TASK DESCRIPTION:
Extract only the first line of the listing and every line after it up to and including the one with "15.3, 14.24, 13.01]". Omit the pictures.

— Begin DATA PROVIDED —

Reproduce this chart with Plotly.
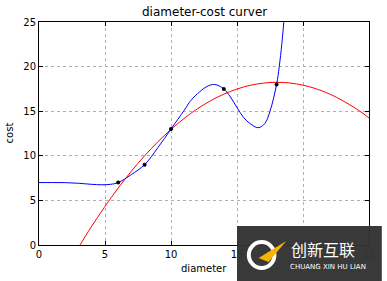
import plotly.graph_objects as go

# Observed data points
diam = [6, 8, 10, 14, 18]
cost = [7, 9, 13, 17.5, 18]

# Red (quadratic) curve
red_x = [0, 2, 3, 4, 6, 8, 10, 12, 14, 16, 18, 20, 22, 24, 25, 26]
red_y = [-8.4, -2.81, -0.27, 2.12, 6.39, 10.0, 12.96, 15.27, 16.91, 17.9, 18.24, 17.92, 16.94, 15.3, 14.24, 13.01]

# Blue (high-degree) curve
blue_x = [0, 1, 2, 3, 4, 4.7, 5.4, 6, 7, 8, 9, 10, 11, 11.5, 12, 12.7, 13.3, 14, 14.5, 15, 15.5, 16, 16.6, 17.1, 17.5, 18, 18.2, 18.4, 18.6]
blue_y = [7.0, 7.0, 6.99, 6.92, 6.8, 6.75, 6.8, 7.0, 7.9, 9.0, 10.9, 13.0, 15.1, 16.2, 16.95, 17.75, 18.0, 17.5, 16.6, 15.4, 14.3, 13.6, 13.15, 13.6, 15.0, 18.0, 20.0, 22.6, 26.0]

x_ticks = [0, 5, 10, 15, 20, 25]
x_tick_text = ["0", "5", "10", "15", "", "25"]  # "20" is hidden under the watermark in the reference
y_ticks = [0, 5, 10, 15, 20, 25]

fig = go.Figure()
fig.add_trace(go.Scatter(x=red_x, y=red_y, mode="lines", line=dict(color="red", width=1, shape="spline"), showlegend=False))
fig.add_trace(go.Scatter(x=blue_x, y=blue_y, mode="lines", line=dict(color="blue", width=1, shape="spline"), showlegend=False))
fig.add_trace(go.Scatter(x=diam, y=cost, mode="markers", marker=dict(color="black", size=4), showlegend=False))

axis_common = dict(
    showgrid=True, gridcolor="#b0b0b0", griddash="dot", gridwidth=1,
    showline=True, linecolor="black", linewidth=1, mirror="ticks",
    ticks="inside", ticklen=4, tickcolor="black",
    zeroline=False, tickfont=dict(family="DejaVu Sans", size=10, color="black"),
)

fig.update_xaxes(range=[0, 25], tickvals=x_ticks, ticktext=x_tick_text, **axis_common)
fig.update_yaxes(range=[0, 25], tickvals=y_ticks, **axis_common)

fig.update_layout(
    width=387, height=281,
    margin=dict(l=39, r=13, t=22, b=36),
    paper_bgcolor="white", plot_bgcolor="white",
    font=dict(family="DejaVu Sans", color="black"),
    annotations=[
        dict(text="diameter-cost curver", x=0.5, y=(245 - 12) / 223, xref="paper", yref="paper",
             showarrow=False, font=dict(size=12), xanchor="center", yanchor="middle"),
        dict(text="diameter", x=(206 - 39) / 335, y=(245 - 268) / 223, xref="paper", yref="paper",
             showarrow=False, font=dict(size=10), xanchor="center", yanchor="middle"),
        dict(text="cost", x=(9 - 39) / 335, y=(245 - 133) / 223, xref="paper", yref="paper",
             showarrow=False, font=dict(size=10), textangle=-90, xanchor="center", yanchor="middle"),
        dict(text="创新互联", x=(327 - 39) / 335, y=(245 - 249) / 223, xref="paper", yref="paper",
             showarrow=False, font=dict(family="Noto Sans CJK SC", size=16, color="white"),
             xanchor="center", yanchor="middle"),
        dict(text="CHUANG XIN HU LIAN", x=(332 - 39) / 335, y=(245 - 267) / 223, xref="paper", yref="paper",
             showarrow=False, font=dict(family="DejaVu Sans", size=7, color="white"),
             xanchor="center", yanchor="middle"),
    ],
    shapes=[
        dict(type="rect", xref="paper", yref="paper", x0=(240 - 39) / 335, x1=(387 - 39) / 335,
             y0=(245 - 281) / 223, y1=(245 - 226) / 223, fillcolor="#333333", opacity=0.97,
             line=dict(width=0), layer="above"),
        dict(type="circle", xref="paper", yref="paper", x0=(252 - 39) / 335, x1=(278 - 39) / 335,
             y0=(245 - 268) / 223, y1=(245 - 242) / 223, line=dict(color="white", width=4),
             layer="above"),
        dict(type="path", xref="paper", yref="paper",
             path="M %f %f L %f %f L %f %f Z" % ((262 - 39) / 335, (245 - 258) / 223,
                                                 (290 - 39) / 335, (245 - 241) / 223,
                                                 (272 - 39) / 335, (245 - 262) / 223),
             fillcolor="#f5b400", line=dict(width=0), layer="above"),
    ],
)

fig.write_html("out.html")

— End DATA PROVIDED —

SOLUTION BELOW:
Reproduce this chart with Plotly.
import plotly.graph_objects as go

# Observed data points
diam = [6, 8, 10, 14, 18]
cost = [7, 9, 13, 17.5, 18]

# Red (quadratic) curve
red_x = [0, 2, 3, 4, 6, 8, 10, 12, 14, 16, 18, 20, 22, 24, 25, 26]
red_y = [-8.4, -2.81, -0.27, 2.12, 6.39, 10.0, 12.96, 15.27, 16.91, 17.9, 18.24, 17.92, 16.94, 15.3, 14.24, 13.01]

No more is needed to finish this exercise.